UNRAVELING THE ASYMMETRIC DYNAMICS OF OIL PRICE SHOCKS AND MARKET VOLATILITY ON STOCK RETURNS: EVIDENCE FROM NARDL PANEL APPROACH
DOI:
https://doi.org/10.2478/eoik-2025-0059Keywords:
Oil Price Shocks, Market Volatility, Liquidity Shocks, Stock Returns, NARDL, Risk Premiums, Global FinancialAbstract
This study explores the asymmetric oil price shock dynamics, market volatility, liquidity shock, and stock returns in a panel of nations during the period 2000-2024. Using the Nonlinear Autoregressive Distributed Lag (NARDL) panel method and application of robust econometric techniques, we explore the impact of changes in oil prices on market volatility, erode liquidity levels, and subsequently influence stock returns.

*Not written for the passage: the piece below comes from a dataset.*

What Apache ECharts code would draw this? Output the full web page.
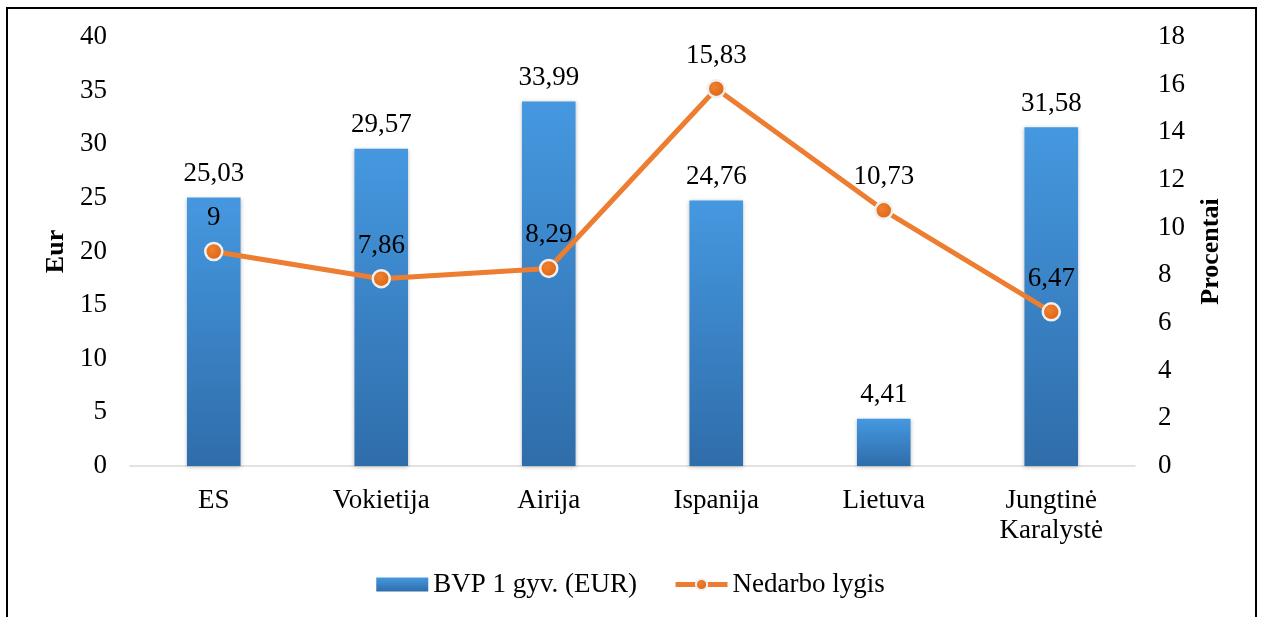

We show that our findings are associated with large asymmetries, whereby stock returns respond more to the rise than fall in oil prices, and that market volatility increases during periods of negative shock. We find that increased volatility also amplifies liquidity shocks so that risk premiums rise and stocks return less. We also discuss regional differences as well as how macroeconomic conditions moderate these channels. The evidence highlights liquidity as a principal mechanism of transmission from volatility to the performance of the stock market and indicates its role in determining global equity returns. The study contributes to financial market behavior knowledge and provides valuable implications for policymakers and investors with a requirement to work through periods of economic uncertainty.